▶ **INFORMATION GIVEN**
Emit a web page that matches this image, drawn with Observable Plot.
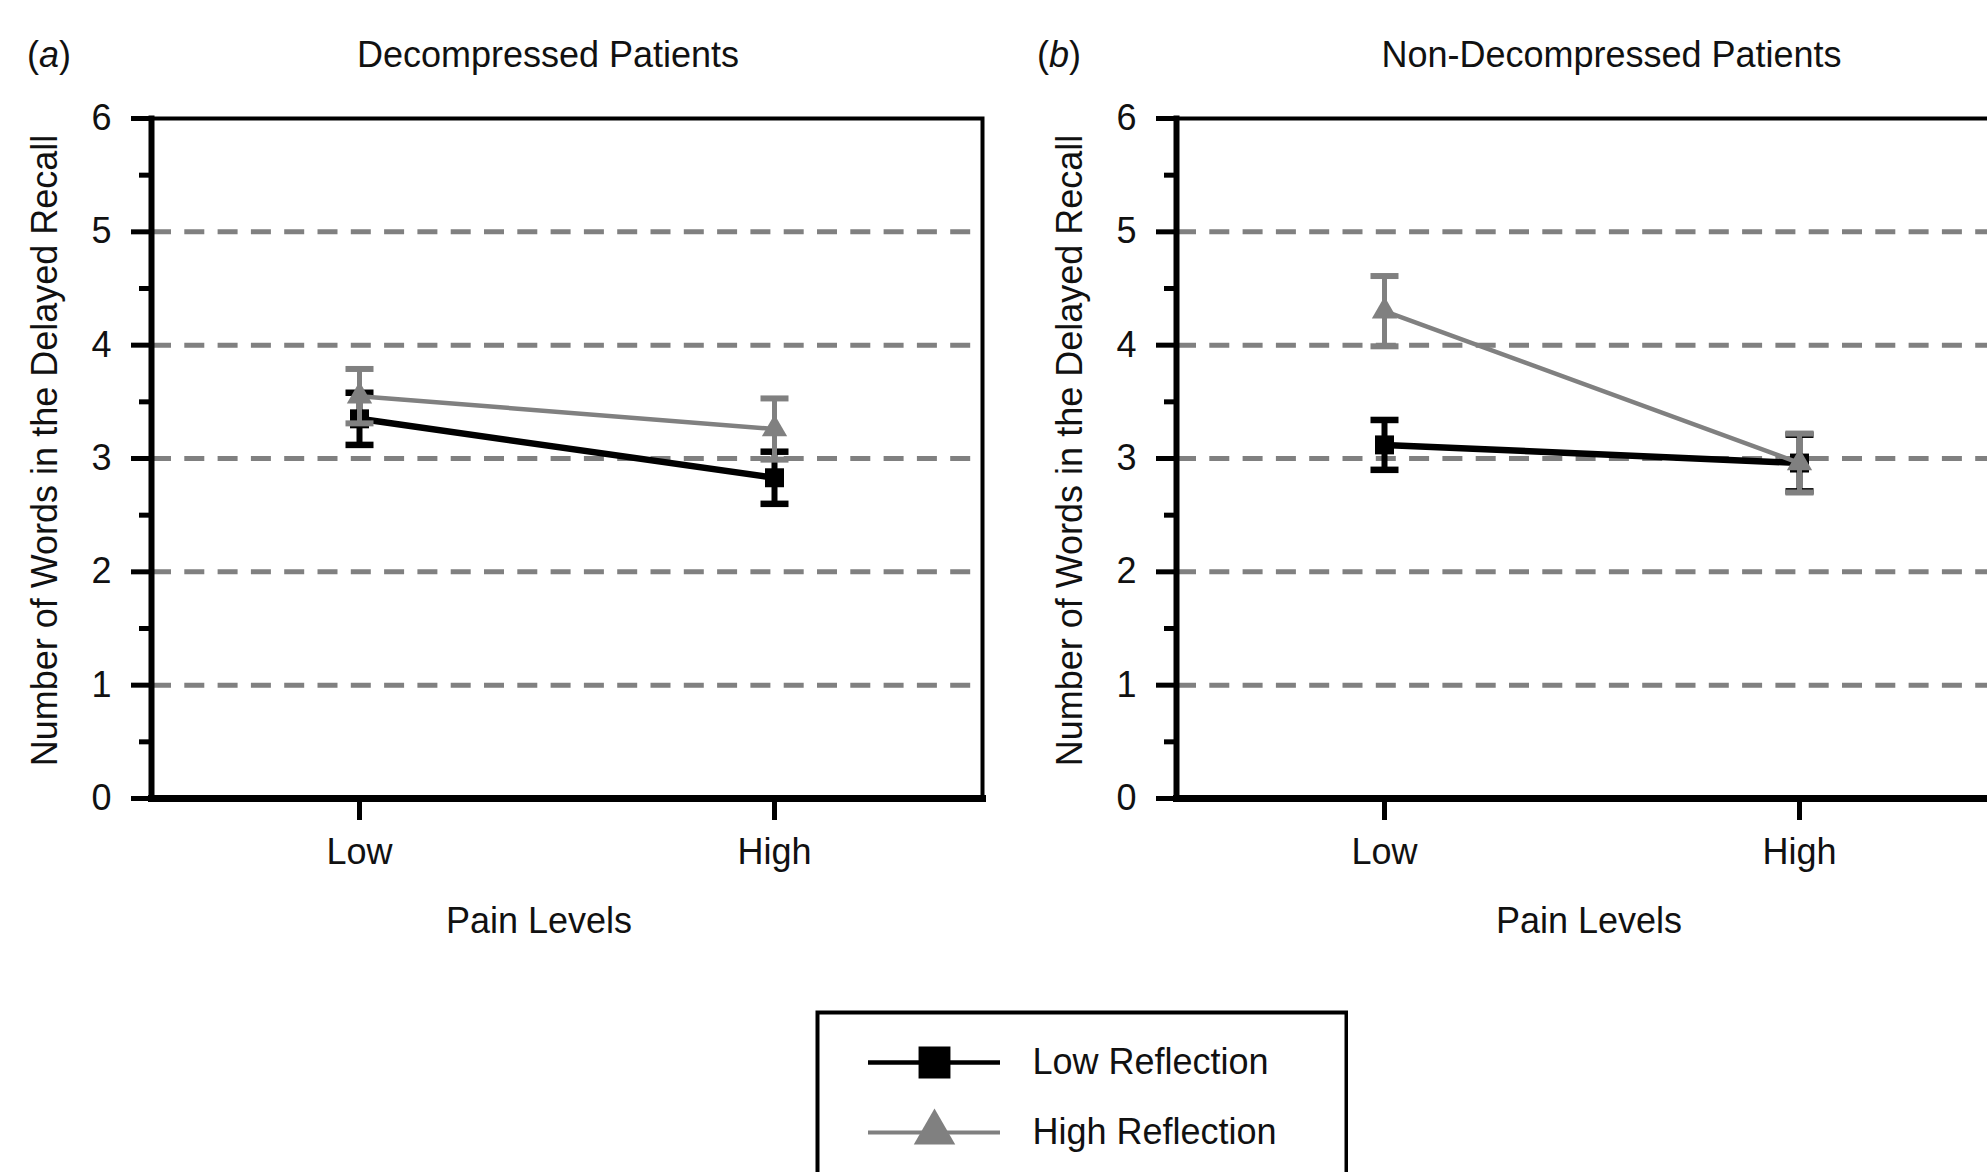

* * *

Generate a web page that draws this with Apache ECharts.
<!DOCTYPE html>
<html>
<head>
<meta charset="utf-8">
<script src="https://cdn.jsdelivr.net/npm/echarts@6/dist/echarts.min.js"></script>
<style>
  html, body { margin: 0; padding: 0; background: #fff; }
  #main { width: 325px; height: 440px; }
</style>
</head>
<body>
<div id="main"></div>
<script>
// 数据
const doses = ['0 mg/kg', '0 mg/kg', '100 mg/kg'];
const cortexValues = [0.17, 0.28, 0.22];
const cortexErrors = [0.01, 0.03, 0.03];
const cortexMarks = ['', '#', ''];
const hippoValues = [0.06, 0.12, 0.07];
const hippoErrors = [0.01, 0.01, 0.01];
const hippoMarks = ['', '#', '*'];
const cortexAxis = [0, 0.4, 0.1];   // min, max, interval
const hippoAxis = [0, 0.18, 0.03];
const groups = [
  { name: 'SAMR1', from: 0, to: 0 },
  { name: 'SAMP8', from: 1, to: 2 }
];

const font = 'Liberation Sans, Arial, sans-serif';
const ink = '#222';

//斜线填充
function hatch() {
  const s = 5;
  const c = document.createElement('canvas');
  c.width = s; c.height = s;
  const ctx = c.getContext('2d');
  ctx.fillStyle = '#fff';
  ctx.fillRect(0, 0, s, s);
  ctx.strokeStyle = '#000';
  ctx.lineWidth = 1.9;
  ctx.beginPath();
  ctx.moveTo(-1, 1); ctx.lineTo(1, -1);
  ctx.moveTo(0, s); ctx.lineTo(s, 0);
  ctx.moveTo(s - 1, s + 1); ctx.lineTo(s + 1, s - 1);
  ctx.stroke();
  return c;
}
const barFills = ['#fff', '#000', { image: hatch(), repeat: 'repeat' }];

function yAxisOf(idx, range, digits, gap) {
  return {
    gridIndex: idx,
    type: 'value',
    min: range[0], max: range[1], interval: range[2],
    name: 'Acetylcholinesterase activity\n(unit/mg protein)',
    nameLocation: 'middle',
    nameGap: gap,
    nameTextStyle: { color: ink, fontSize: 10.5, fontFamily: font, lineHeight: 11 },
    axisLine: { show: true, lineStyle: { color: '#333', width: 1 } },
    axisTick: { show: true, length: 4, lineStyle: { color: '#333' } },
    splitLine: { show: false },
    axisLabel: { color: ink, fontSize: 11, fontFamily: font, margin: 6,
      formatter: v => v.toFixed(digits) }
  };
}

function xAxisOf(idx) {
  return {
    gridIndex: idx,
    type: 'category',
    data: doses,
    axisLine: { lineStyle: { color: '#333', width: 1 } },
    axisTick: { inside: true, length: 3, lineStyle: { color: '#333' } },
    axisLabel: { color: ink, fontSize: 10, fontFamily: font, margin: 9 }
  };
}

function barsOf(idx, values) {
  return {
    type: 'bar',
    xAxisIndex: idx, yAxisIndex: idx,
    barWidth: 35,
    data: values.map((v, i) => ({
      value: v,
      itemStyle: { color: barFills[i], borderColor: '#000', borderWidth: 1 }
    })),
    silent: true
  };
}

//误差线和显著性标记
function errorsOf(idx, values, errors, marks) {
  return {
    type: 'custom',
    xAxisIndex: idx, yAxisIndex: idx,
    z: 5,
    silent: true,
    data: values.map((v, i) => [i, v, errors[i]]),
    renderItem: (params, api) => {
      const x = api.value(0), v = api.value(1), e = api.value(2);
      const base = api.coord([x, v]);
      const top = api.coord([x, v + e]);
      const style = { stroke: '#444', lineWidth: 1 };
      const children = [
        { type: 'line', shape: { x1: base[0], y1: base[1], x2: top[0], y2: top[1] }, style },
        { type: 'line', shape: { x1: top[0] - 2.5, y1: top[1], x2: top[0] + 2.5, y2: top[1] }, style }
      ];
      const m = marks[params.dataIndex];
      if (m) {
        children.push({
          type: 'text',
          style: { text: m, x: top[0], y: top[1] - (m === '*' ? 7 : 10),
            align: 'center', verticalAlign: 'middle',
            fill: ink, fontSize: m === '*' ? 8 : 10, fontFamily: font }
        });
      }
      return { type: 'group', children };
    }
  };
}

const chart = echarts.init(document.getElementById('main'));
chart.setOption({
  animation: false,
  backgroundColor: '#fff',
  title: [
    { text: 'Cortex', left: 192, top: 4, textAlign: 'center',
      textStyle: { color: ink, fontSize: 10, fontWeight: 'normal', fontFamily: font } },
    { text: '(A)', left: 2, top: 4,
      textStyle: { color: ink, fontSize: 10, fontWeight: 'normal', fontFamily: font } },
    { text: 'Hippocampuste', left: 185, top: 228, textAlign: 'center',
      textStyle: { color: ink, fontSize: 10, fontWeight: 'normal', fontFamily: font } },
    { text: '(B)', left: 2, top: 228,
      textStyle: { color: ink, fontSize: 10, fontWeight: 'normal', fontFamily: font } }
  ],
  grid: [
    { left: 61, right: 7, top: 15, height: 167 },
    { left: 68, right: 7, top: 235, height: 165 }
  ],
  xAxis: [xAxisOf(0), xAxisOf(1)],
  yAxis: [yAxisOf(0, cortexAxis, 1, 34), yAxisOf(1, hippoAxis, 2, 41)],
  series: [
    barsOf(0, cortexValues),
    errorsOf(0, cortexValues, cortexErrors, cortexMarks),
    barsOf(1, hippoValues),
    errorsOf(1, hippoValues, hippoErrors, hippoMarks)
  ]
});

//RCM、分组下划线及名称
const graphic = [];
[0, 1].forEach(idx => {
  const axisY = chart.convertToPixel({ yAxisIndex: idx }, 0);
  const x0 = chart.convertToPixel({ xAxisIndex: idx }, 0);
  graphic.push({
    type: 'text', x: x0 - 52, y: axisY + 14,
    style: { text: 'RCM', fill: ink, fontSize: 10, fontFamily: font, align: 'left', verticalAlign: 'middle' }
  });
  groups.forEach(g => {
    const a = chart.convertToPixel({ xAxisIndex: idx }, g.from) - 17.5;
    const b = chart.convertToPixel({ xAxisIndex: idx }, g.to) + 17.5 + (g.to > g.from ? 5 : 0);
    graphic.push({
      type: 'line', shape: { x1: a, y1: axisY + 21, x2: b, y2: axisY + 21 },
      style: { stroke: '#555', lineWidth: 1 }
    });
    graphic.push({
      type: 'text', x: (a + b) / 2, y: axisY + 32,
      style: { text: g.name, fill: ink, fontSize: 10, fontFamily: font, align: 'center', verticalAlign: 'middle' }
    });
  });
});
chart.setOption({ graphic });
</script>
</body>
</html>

...

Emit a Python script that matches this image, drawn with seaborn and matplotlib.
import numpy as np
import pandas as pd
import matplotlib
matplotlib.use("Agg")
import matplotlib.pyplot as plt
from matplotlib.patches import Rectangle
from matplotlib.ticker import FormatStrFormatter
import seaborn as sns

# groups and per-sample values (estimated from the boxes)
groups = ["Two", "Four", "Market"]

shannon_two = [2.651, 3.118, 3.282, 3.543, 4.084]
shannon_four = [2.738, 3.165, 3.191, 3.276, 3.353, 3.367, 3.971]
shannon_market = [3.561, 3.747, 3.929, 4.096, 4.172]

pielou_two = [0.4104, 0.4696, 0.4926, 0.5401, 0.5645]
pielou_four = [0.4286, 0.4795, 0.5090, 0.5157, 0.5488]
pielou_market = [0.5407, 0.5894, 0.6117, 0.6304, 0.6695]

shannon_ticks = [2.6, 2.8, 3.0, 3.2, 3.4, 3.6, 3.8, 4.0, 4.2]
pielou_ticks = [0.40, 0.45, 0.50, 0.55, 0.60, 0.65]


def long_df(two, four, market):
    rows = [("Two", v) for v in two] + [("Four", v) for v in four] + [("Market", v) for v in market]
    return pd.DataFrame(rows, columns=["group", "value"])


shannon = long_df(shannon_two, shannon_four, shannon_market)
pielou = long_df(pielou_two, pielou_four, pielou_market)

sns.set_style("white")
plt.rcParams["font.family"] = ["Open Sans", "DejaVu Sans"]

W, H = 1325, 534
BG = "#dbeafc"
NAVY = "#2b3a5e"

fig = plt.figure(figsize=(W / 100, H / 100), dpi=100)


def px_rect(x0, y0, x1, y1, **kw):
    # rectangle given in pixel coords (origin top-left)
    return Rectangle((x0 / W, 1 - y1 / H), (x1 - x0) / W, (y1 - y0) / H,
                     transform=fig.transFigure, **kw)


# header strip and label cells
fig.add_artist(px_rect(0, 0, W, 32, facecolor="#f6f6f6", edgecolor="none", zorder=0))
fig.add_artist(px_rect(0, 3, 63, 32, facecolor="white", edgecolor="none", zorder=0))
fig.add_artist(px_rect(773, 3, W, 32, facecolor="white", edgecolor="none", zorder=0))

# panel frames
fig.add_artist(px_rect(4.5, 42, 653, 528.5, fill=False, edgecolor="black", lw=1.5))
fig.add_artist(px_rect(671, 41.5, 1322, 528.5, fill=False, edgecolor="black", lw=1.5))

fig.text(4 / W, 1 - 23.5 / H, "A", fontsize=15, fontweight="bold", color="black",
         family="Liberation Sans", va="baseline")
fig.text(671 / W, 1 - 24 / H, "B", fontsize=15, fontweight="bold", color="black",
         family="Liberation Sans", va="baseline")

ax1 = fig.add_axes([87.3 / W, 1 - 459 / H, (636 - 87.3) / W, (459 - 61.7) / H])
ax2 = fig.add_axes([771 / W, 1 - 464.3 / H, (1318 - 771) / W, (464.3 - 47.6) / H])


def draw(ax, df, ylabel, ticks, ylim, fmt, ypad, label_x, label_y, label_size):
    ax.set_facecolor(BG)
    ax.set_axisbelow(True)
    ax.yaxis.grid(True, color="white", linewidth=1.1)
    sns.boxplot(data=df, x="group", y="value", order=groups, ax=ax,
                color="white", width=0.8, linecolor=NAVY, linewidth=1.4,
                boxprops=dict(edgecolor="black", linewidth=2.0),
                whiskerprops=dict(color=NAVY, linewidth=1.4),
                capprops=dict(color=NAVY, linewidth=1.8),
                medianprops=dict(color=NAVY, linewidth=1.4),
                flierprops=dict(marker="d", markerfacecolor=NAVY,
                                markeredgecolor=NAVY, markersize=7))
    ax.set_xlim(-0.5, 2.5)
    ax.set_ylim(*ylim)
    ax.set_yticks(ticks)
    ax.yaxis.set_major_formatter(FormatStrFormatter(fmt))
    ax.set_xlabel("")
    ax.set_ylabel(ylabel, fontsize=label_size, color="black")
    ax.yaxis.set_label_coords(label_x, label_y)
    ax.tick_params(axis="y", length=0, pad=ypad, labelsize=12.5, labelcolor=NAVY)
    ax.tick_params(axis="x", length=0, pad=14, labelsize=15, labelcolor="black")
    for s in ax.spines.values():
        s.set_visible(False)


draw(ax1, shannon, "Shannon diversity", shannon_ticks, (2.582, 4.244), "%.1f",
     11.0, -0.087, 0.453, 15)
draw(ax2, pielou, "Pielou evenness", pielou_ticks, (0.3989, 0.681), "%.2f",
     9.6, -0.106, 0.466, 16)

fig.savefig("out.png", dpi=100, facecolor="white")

▶ **SET TASK**
Start at the line with "Generate a web" and stop after the line with "hatch(), repeat: 'repeat'". Repeat exactly the lines in that range.

▶ **SOLVED PROBLEM**
Generate a web page that draws this with Apache ECharts.
<!DOCTYPE html>
<html>
<head>
<meta charset="utf-8">
<script src="https://cdn.jsdelivr.net/npm/echarts@6/dist/echarts.min.js"></script>
<style>
  html, body { margin: 0; padding: 0; background: #fff; }
  #main { width: 325px; height: 440px; }
</style>
</head>
<body>
<div id="main"></div>
<script>
// 数据
const doses = ['0 mg/kg', '0 mg/kg', '100 mg/kg'];
const cortexValues = [0.17, 0.28, 0.22];
const cortexErrors = [0.01, 0.03, 0.03];
const cortexMarks = ['', '#', ''];
const hippoValues = [0.06, 0.12, 0.07];
const hippoErrors = [0.01, 0.01, 0.01];
const hippoMarks = ['', '#', '*'];
const cortexAxis = [0, 0.4, 0.1];   // min, max, interval
const hippoAxis = [0, 0.18, 0.03];
const groups = [
  { name: 'SAMR1', from: 0, to: 0 },
  { name: 'SAMP8', from: 1, to: 2 }
];

const font = 'Liberation Sans, Arial, sans-serif';
const ink = '#222';

//斜线填充
function hatch() {
  const s = 5;
  const c = document.createElement('canvas');
  c.width = s; c.height = s;
  const ctx = c.getContext('2d');
  ctx.fillStyle = '#fff';
  ctx.fillRect(0, 0, s, s);
  ctx.strokeStyle = '#000';
  ctx.lineWidth = 1.9;
  ctx.beginPath();
  ctx.moveTo(-1, 1); ctx.lineTo(1, -1);
  ctx.moveTo(0, s); ctx.lineTo(s, 0);
  ctx.moveTo(s - 1, s + 1); ctx.lineTo(s + 1, s - 1);
  ctx.stroke();
  return c;
}
const barFills = ['#fff', '#000', { image: hatch(), repeat: 'repeat' }];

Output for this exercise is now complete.